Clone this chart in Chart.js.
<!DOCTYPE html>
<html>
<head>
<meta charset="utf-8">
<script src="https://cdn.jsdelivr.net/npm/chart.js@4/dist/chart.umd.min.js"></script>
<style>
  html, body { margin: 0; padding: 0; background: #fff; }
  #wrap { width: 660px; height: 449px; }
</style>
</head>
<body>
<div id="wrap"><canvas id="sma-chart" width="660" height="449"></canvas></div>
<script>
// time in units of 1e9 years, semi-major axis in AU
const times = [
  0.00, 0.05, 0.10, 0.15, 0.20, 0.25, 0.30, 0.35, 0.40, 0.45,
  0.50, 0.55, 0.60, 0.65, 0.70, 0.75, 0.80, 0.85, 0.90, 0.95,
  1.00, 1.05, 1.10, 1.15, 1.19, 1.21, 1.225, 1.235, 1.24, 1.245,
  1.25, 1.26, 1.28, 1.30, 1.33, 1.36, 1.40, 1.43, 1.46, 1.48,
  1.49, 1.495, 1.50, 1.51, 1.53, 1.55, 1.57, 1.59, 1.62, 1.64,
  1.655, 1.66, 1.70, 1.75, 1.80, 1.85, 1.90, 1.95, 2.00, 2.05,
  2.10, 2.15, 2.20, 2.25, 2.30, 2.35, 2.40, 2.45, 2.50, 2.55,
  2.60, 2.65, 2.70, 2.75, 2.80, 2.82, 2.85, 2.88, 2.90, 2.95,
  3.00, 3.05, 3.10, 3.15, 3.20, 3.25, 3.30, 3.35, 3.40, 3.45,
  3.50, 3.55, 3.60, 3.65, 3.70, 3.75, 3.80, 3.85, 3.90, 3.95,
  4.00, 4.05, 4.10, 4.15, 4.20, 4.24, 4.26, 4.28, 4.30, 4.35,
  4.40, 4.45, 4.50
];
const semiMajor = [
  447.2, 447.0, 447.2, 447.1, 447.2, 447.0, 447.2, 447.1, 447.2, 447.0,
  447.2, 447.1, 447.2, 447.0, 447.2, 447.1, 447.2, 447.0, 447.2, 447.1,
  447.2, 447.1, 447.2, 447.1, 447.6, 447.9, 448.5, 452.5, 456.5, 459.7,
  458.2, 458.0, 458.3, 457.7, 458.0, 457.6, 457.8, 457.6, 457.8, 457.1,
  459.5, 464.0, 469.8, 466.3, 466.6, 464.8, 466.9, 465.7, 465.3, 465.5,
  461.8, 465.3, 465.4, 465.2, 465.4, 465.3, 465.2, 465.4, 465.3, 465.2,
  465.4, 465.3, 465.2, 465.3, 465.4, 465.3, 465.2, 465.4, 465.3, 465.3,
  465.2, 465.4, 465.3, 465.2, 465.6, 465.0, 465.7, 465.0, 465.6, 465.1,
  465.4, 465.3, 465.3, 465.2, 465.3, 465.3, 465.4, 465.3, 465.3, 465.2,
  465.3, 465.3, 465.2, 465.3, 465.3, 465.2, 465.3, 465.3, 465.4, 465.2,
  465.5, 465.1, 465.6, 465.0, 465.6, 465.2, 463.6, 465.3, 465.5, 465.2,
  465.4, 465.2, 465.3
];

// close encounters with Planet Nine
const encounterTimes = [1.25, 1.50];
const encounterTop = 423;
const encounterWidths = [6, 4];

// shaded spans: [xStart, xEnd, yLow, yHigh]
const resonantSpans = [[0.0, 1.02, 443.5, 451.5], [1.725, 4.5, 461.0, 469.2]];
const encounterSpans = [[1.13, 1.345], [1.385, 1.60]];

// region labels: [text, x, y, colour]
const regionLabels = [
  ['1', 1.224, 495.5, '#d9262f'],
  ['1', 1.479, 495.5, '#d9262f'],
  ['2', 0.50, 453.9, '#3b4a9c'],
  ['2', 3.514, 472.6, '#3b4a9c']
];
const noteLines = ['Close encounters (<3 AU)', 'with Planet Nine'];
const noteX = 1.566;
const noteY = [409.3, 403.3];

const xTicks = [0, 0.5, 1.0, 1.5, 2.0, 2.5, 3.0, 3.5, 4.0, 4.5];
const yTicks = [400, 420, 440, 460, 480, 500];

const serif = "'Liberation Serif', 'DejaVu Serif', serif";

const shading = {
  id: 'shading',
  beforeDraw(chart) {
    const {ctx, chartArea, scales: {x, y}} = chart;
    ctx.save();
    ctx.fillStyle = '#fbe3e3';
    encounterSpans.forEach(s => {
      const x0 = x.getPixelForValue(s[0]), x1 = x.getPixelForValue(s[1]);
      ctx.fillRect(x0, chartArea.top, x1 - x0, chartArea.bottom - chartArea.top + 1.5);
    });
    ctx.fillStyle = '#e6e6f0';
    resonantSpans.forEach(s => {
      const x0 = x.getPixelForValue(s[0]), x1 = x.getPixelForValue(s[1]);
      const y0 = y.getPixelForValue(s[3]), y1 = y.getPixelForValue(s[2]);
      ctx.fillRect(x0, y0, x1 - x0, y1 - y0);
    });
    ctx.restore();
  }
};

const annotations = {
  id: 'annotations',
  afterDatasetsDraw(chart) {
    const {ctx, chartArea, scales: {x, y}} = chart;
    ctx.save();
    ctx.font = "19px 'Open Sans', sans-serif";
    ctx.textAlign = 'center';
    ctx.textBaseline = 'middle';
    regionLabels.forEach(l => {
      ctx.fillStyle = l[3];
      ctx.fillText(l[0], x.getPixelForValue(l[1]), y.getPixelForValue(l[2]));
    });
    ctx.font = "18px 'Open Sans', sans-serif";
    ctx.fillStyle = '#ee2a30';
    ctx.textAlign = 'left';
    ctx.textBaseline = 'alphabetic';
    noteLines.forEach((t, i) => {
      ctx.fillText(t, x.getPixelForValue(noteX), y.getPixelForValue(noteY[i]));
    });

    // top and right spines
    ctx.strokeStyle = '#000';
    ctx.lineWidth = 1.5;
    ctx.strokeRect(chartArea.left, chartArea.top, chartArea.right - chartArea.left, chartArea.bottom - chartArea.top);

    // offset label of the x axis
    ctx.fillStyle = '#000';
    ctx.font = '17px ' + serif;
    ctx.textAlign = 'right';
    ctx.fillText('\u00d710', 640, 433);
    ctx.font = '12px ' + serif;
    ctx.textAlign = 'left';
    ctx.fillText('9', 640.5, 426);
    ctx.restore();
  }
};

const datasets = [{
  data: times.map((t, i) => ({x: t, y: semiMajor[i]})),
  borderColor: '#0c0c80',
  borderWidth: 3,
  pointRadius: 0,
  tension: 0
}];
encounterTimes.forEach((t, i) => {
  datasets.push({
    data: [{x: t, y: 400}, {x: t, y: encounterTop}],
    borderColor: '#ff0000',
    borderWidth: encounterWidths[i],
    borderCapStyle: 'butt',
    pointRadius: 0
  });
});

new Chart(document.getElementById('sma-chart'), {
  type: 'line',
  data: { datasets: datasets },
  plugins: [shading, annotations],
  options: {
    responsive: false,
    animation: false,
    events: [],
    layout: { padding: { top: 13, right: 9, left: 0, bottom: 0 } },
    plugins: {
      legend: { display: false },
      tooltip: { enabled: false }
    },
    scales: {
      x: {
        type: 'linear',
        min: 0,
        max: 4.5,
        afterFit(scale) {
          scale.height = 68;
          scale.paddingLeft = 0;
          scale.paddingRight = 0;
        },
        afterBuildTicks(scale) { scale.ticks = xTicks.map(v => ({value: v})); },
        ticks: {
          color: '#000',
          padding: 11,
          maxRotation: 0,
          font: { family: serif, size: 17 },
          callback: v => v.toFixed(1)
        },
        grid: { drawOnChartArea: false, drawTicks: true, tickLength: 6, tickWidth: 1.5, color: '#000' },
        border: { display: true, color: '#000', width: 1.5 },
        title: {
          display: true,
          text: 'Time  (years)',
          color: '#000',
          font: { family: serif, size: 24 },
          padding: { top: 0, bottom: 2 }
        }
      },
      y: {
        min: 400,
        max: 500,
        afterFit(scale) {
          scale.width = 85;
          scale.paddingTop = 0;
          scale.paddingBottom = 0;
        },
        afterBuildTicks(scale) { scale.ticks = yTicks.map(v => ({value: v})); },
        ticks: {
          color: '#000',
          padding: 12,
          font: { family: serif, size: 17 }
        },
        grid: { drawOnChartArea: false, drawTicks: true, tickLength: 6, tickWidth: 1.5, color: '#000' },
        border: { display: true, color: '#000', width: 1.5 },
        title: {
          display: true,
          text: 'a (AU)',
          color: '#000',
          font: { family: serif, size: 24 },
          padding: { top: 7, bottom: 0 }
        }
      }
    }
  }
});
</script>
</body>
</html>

+++

__EXERCISE INSTRUCTIONS__
What is needed is an exact copy of the lines from the start of the listing through the line where "const encounterWidths = [6, 4];" sits, please, both end lines included and nothing more.

__ANSWER TO THIS TASK__
Clone this chart in Chart.js.
<!DOCTYPE html>
<html>
<head>
<meta charset="utf-8">
<script src="https://cdn.jsdelivr.net/npm/chart.js@4/dist/chart.umd.min.js"></script>
<style>
  html, body { margin: 0; padding: 0; background: #fff; }
  #wrap { width: 660px; height: 449px; }
</style>
</head>
<body>
<div id="wrap"><canvas id="sma-chart" width="660" height="449"></canvas></div>
<script>
// time in units of 1e9 years, semi-major axis in AU
const times = [
  0.00, 0.05, 0.10, 0.15, 0.20, 0.25, 0.30, 0.35, 0.40, 0.45,
  0.50, 0.55, 0.60, 0.65, 0.70, 0.75, 0.80, 0.85, 0.90, 0.95,
  1.00, 1.05, 1.10, 1.15, 1.19, 1.21, 1.225, 1.235, 1.24, 1.245,
  1.25, 1.26, 1.28, 1.30, 1.33, 1.36, 1.40, 1.43, 1.46, 1.48,
  1.49, 1.495, 1.50, 1.51, 1.53, 1.55, 1.57, 1.59, 1.62, 1.64,
  1.655, 1.66, 1.70, 1.75, 1.80, 1.85, 1.90, 1.95, 2.00, 2.05,
  2.10, 2.15, 2.20, 2.25, 2.30, 2.35, 2.40, 2.45, 2.50, 2.55,
  2.60, 2.65, 2.70, 2.75, 2.80, 2.82, 2.85, 2.88, 2.90, 2.95,
  3.00, 3.05, 3.10, 3.15, 3.20, 3.25, 3.30, 3.35, 3.40, 3.45,
  3.50, 3.55, 3.60, 3.65, 3.70, 3.75, 3.80, 3.85, 3.90, 3.95,
  4.00, 4.05, 4.10, 4.15, 4.20, 4.24, 4.26, 4.28, 4.30, 4.35,
  4.40, 4.45, 4.50
];
const semiMajor = [
  447.2, 447.0, 447.2, 447.1, 447.2, 447.0, 447.2, 447.1, 447.2, 447.0,
  447.2, 447.1, 447.2, 447.0, 447.2, 447.1, 447.2, 447.0, 447.2, 447.1,
  447.2, 447.1, 447.2, 447.1, 447.6, 447.9, 448.5, 452.5, 456.5, 459.7,
  458.2, 458.0, 458.3, 457.7, 458.0, 457.6, 457.8, 457.6, 457.8, 457.1,
  459.5, 464.0, 469.8, 466.3, 466.6, 464.8, 466.9, 465.7, 465.3, 465.5,
  461.8, 465.3, 465.4, 465.2, 465.4, 465.3, 465.2, 465.4, 465.3, 465.2,
  465.4, 465.3, 465.2, 465.3, 465.4, 465.3, 465.2, 465.4, 465.3, 465.3,
  465.2, 465.4, 465.3, 465.2, 465.6, 465.0, 465.7, 465.0, 465.6, 465.1,
  465.4, 465.3, 465.3, 465.2, 465.3, 465.3, 465.4, 465.3, 465.3, 465.2,
  465.3, 465.3, 465.2, 465.3, 465.3, 465.2, 465.3, 465.3, 465.4, 465.2,
  465.5, 465.1, 465.6, 465.0, 465.6, 465.2, 463.6, 465.3, 465.5, 465.2,
  465.4, 465.2, 465.3
];

// close encounters with Planet Nine
const encounterTimes = [1.25, 1.50];
const encounterTop = 423;
const encounterWidths = [6, 4];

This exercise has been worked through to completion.